The Project

Locating London’s Past will create an intuitive GIS interface that will enable researchers to map and visualize textual and artefactual data relating to seventeenth and eighteenth-century London against a fully rasterised version of John Rocque’s 1746 map of London and the first accurate modern OS map (1869-80). More than this, it will make these data and maps available within a Google Maps container, allowing for the analysis of the data with open source visualization tools. The interface will be readily expandable to include additional data sets and maps (both modern and historic).

Building on the partnerships created through the JISC funded ‘Connected Histories’ project, and through a new collaboration with the Museum of London Archaeological Service (MOLA), Locating London’s Past will produce a working GIS-enabled public web environment that will allow existing electronic historical data about London to be repackaged and organised around space.

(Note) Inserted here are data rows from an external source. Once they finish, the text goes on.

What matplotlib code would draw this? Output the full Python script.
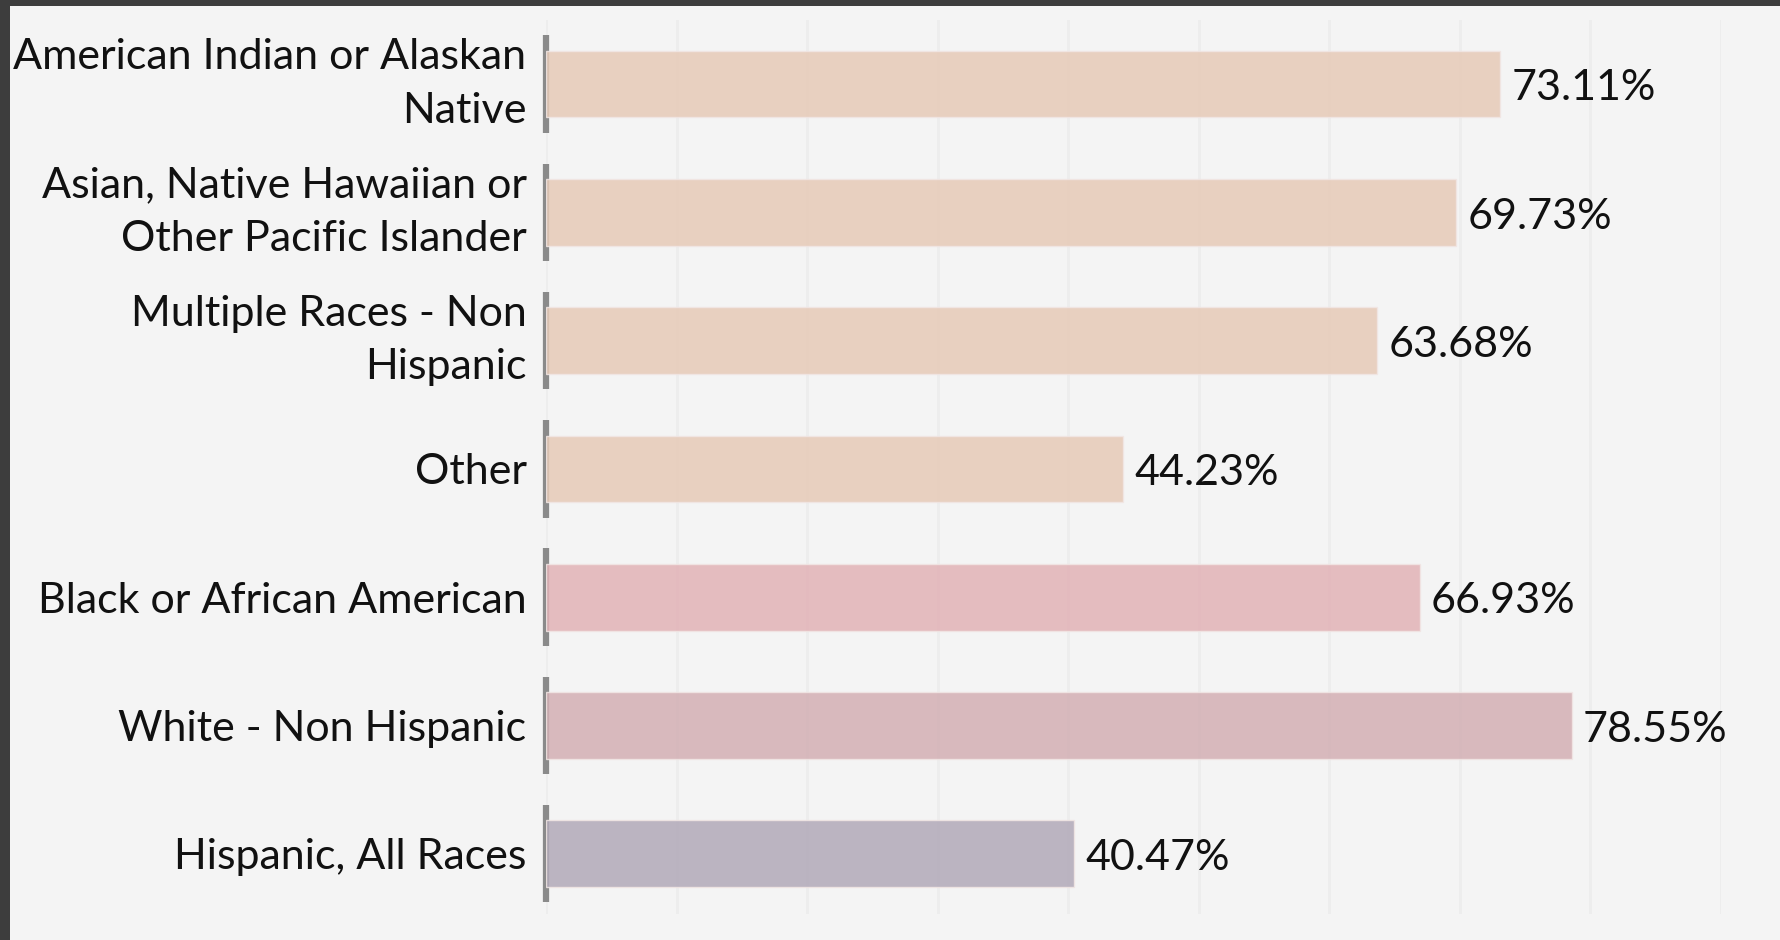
import matplotlib
matplotlib.use("Agg")
import matplotlib.pyplot as plt

# ─────────────────────────────────────────────────────────────────────────────
# Data
# ─────────────────────────────────────────────────────────────────────────────
categories = [
    "American Indian or Alaskan\nNative",
    "Asian, Native Hawaiian or\nOther Pacific Islander",
    "Multiple Races - Non\nHispanic",
    "Other",
    "Black or African American",
    "White - Non Hispanic",
    "Hispanic, All Races",
]
values = [73.11, 69.73, 63.68, 44.23, 66.93, 78.55, 40.47]
# colours chosen so that, at alpha 0.85 over the #f4f4f4 panel, they match
bar_colors = ["#e7cab7", "#e7cab7", "#e7cab7", "#e7cab7",
              "#e2b2b6", "#d3afb4", "#b1a9b8"]
x_ticks = list(range(0, 100, 10))

FONT = ["Lato", "DejaVu Sans"]
FS = 31

# ─────────────────────────────────────────────────────────────────────────────
# Figure
# ─────────────────────────────────────────────────────────────────────────────
fig = plt.figure(figsize=(17.81, 9.40), dpi=100)
fig.patch.set_facecolor("#3d3d3d")

# light panel (dark frame on left and top only)
bg = fig.add_axes([10 / 1781, 0, 1, 1 - 6 / 940], zorder=0)
bg.set_axis_off()
bg.add_artist(plt.Rectangle((0, 0), 1, 1, transform=bg.transAxes,
                            facecolor="#f4f4f4", edgecolor="none"))

ax = fig.add_axes([546 / 1781, 1 - 914 / 940, (1721 - 546) / 1781, (914 - 20) / 940],
                  zorder=1)
ax.set_facecolor("none")

y_pos = list(range(len(categories)))

# faint vertical gridlines
for xv in x_ticks:
    ax.axvline(xv, color="#ededed", lw=2, zorder=0)

# per-category axis segments
ax.vlines([0] * len(y_pos), [y - 0.38 for y in y_pos], [y + 0.38 for y in y_pos],
          color="#8a8a8a", lw=4.5, zorder=1, clip_on=False)

ax.barh(y_pos, values, height=0.52, color=bar_colors, alpha=0.85,
        edgecolor="#f1e6e4", linewidth=1, zorder=2)

for y, v in zip(y_pos, values):
    ax.annotate(f"{v:.2f}%", xy=(v, y), xytext=(8, -3), textcoords="offset points",
                va="center", ha="left", fontsize=FS, family=FONT, color="#111111")

ax.set_xlim(0, 90)
ax.set_ylim(len(categories) - 0.53, -0.5)
ax.set_xticks([])
ax.set_yticks(y_pos)
ax.set_yticklabels(categories, fontsize=FS, family=FONT, color="#111111",
                   multialignment="right", linespacing=1.5)
for lbl in ax.get_yticklabels():
    if "\n" in lbl.get_text():
        lbl.set_va("center")
ax.tick_params(axis="y", length=0, pad=14)
for s in ax.spines.values():
    s.set_visible(False)

fig.savefig("out.png", dpi=100, facecolor=fig.get_facecolor())
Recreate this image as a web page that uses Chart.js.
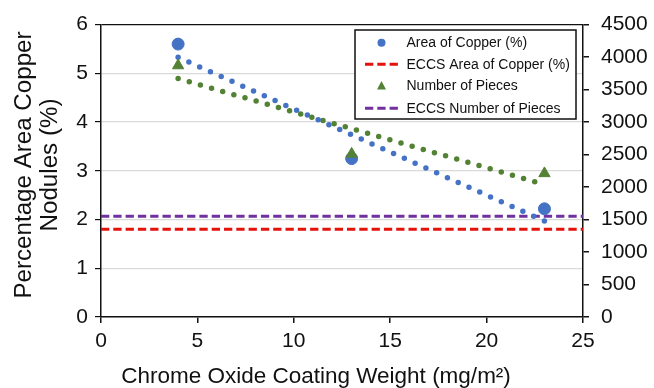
<!DOCTYPE html>
<html>
<head>
<meta charset="utf-8">
<script src="https://cdn.jsdelivr.net/npm/chart.js@4/dist/chart.umd.min.js"></script>
<style>
html,body{margin:0;padding:0;background:#fff;}
#wrap{width:654px;height:388px;position:relative;}
</style>
</head>
<body>
<div id="wrap"><canvas id="c" width="654" height="388"></canvas></div>
<script>
// ---- data ----
const coatingWeight = [4, 13, 23];            // mg/m2
const areaCopper = [5.6, 3.25, 2.22];         // % (left axis)
const numberPieces = [3870, 2510, 2210];      // count (right axis)
const eccsAreaCopper = 1.8;                   // % (left axis)
const eccsNumberPieces = 1550;                // count (right axis)
const trendX = [4, 23];
const areaTrend = [5.33, 1.97];               // linear trend endpoints (left)
const piecesTrend = [3670, 2040];             // linear trend endpoints (right)
const xRange = [0, 25];
const leftTicks = [0, 6, 1];
const rightTicks = [0, 4500, 500];
const legendLabels = ["Area of Copper (%)", "ECCS Area of Copper (%)", "Number of Pieces", "ECCS Number of Pieces"];
const xTitle = "Chrome Oxide Coating Weight (mg/m\u00B2)";
const yTitle = ["Percentage Area Copper", "Nodules (%)"];

const BLUE = '#4472C4', GREEN = '#548235', RED = '#E3120B', PURPLE = '#7030A0';
const FONT = "'Liberation Sans', Arial, sans-serif";

const pts = (xs, ys) => xs.map((x, i) => ({x: x, y: ys[i]}));

const overlay = {
  id: 'overlay',
  afterDraw(chart) {
    const ctx = chart.ctx;
    ctx.save();
    // y title (two lines, rotated)
    ctx.fillStyle = '#111';
    ctx.font = "23px " + FONT;
    ctx.textAlign = 'center';
    ctx.textBaseline = 'middle';
    const cy = 165;
    [[25, yTitle[0]], [51, yTitle[1]]].forEach(([x, t]) => {
      ctx.save();
      ctx.translate(x, cy);
      ctx.rotate(-Math.PI / 2);
      ctx.scale(1.05, 1);
      ctx.fillText(t, 0, 0);
      ctx.restore();
    });
    // x title
    ctx.font = "22.5px " + FONT;
    ctx.textBaseline = 'alphabetic';
    ctx.fillText(xTitle, 316, 383);

    // legend box
    const L = 355, T = 30, R = 576, B = 119;
    ctx.fillStyle = '#fff';
    ctx.fillRect(L, T, R - L, B - T);
    ctx.strokeStyle = '#111';
    ctx.lineWidth = 1.5;
    ctx.strokeRect(L, T, R - L, B - T);
    const rows = [42.7, 64.3, 85.9, 108.2];
    ctx.font = "14px " + FONT;
    ctx.textAlign = 'left';
    ctx.textBaseline = 'middle';
    ctx.fillStyle = '#111';
    legendLabels.forEach((t, i) => ctx.fillText(t, 406.5, rows[i] + 0.5));
    // markers
    ctx.fillStyle = BLUE;
    ctx.beginPath(); ctx.arc(381.5, rows[0], 4, 0, Math.PI * 2); ctx.fill();
    ctx.fillStyle = GREEN;
    ctx.beginPath();
    ctx.moveTo(381.5, rows[2] - 5); ctx.lineTo(386, rows[2] + 3.5); ctx.lineTo(377, rows[2] + 3.5);
    ctx.closePath(); ctx.fill();
    ctx.lineWidth = 3;
    ctx.setLineDash([8.3, 4]);
    [[rows[1], RED], [rows[3], PURPLE]].forEach(([y, c]) => {
      ctx.strokeStyle = c;
      ctx.beginPath(); ctx.moveTo(365, y); ctx.lineTo(398, y); ctx.stroke();
    });
    ctx.restore();
  }
};

const plainTick = v => String(v);

new Chart(document.getElementById('c'), {
  type: 'scatter',
  data: {
    datasets: [
      { label: 'ECCS Area of Copper (%)', type: 'line', yAxisID: 'y',
        data: pts(xRange, [eccsAreaCopper, eccsAreaCopper]),
        borderColor: RED, borderWidth: 3, borderDash: [8.3, 4], pointRadius: 0, fill: false, order: 5 },
      { label: 'ECCS Number of Pieces', type: 'line', yAxisID: 'y1',
        data: pts(xRange, [eccsNumberPieces, eccsNumberPieces]),
        borderColor: PURPLE, borderWidth: 3, borderDash: [8.3, 4], pointRadius: 0, fill: false, order: 4 },
      { label: 'Area trend', type: 'line', yAxisID: 'y',
        data: pts(trendX, areaTrend),
        borderColor: BLUE, borderWidth: 5.5, borderDash: [0, 11.8], borderCapStyle: 'round',
        pointRadius: 0, fill: false, order: 3 },
      { label: 'Pieces trend', type: 'line', yAxisID: 'y1',
        data: pts(trendX, piecesTrend),
        borderColor: GREEN, borderWidth: 5.5, borderDash: [0, 11.6], borderCapStyle: 'round',
        pointRadius: 0, fill: false, order: 3 },
      { label: legendLabels[0], yAxisID: 'y',
        data: pts(coatingWeight, areaCopper),
        backgroundColor: BLUE, borderColor: BLUE, pointRadius: 6, pointStyle: 'circle', order: 2 },
      { label: legendLabels[2], yAxisID: 'y1',
        data: pts(coatingWeight, numberPieces),
        backgroundColor: GREEN, borderColor: GREEN, pointRadius: 6.5, pointStyle: 'triangle', order: 1 }
    ]
  },
  options: {
    responsive: false,
    animation: false,
    events: [],
    layout: { padding: { top: 24, left: 0, right: 0, bottom: 0 } },
    plugins: { legend: { display: false }, tooltip: { enabled: false } },
    scales: {
      x: {
        type: 'linear', min: xRange[0], max: xRange[1],
        afterFit: s => { s.height = 71; },
        ticks: { stepSize: 5, color: '#111', font: { family: FONT, size: 21 }, padding: 6, maxRotation: 0, callback: plainTick },
        grid: { drawOnChartArea: false, drawTicks: true, tickLength: 6, color: '#111', lineWidth: 1.5 },
        border: { color: '#111', width: 1.5 }
      },
      y: {
        position: 'left', min: leftTicks[0], max: leftTicks[1],
        afterFit: s => { s.width = 101; },
        ticks: { stepSize: leftTicks[2], color: '#111', font: { family: FONT, size: 21 }, padding: 7, callback: plainTick },
        grid: {
          drawTicks: true, tickLength: 6, lineWidth: 1.2,
          color: c => (c.tick && c.tick.value === leftTicks[1]) ? '#111' : '#d9d9d9',
          tickColor: '#111'
        },
        border: { color: '#111', width: 1.5 }
      },
      y1: {
        position: 'right', min: rightTicks[0], max: rightTicks[1],
        afterFit: s => { s.width = 71; },
        ticks: { stepSize: rightTicks[2], color: '#111', font: { family: FONT, size: 21 }, padding: 12, callback: plainTick },
        grid: { drawOnChartArea: false, drawTicks: true, tickLength: 6, color: '#111', lineWidth: 1.5 },
        border: { color: '#111', width: 1.5 }
      }
    }
  },
  plugins: [overlay]
});
</script>
</body>
</html>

The project incorporates four elements. First, a fully rasterised and GIS-enabled version of John Rocque’s 1746 map of London will be created and tied to a GIS enabled version of the first reliable modern OS map (1869-80). Second, standard geo-referencing will be incorporated into some 4.9 million lines of data drawn from the Old Bailey Online, London Lives, datasets created by the Centre for Metropolitan History, and MOLA’s extensive database of archaeological finds. Third, using an API methodology, the historical GIS will be presented for public use and re-use both online and as downloads, within a Google Maps ‘container’ (giving access to satellite images, ‘street views’ etc), to facilitate ‘mash-ups’ with modern datasets (geological, flooding, land use, etc). This in turn will create an environment in which additional external historical datasets and GIS enabled historical maps can be added. Fourth, a series of open source visualization tools, with examples and documentation, will be made available through the interface to allow datasets with multiple variables about crime, social policy, taxation and material culture to be represented and analysed in conjunction with the three layers of GIS-enabled mapping (Rocque, OS, Google Maps).

By bringing within a single framework archaeological evidence of pipes and shards, and historical trial records, voting lists, insurance files and taxations records, this project will contribute to the ‘spatial turn’ in humanities and social science scholarship, not just by making geographical analysis possible, but by making it readily accessible.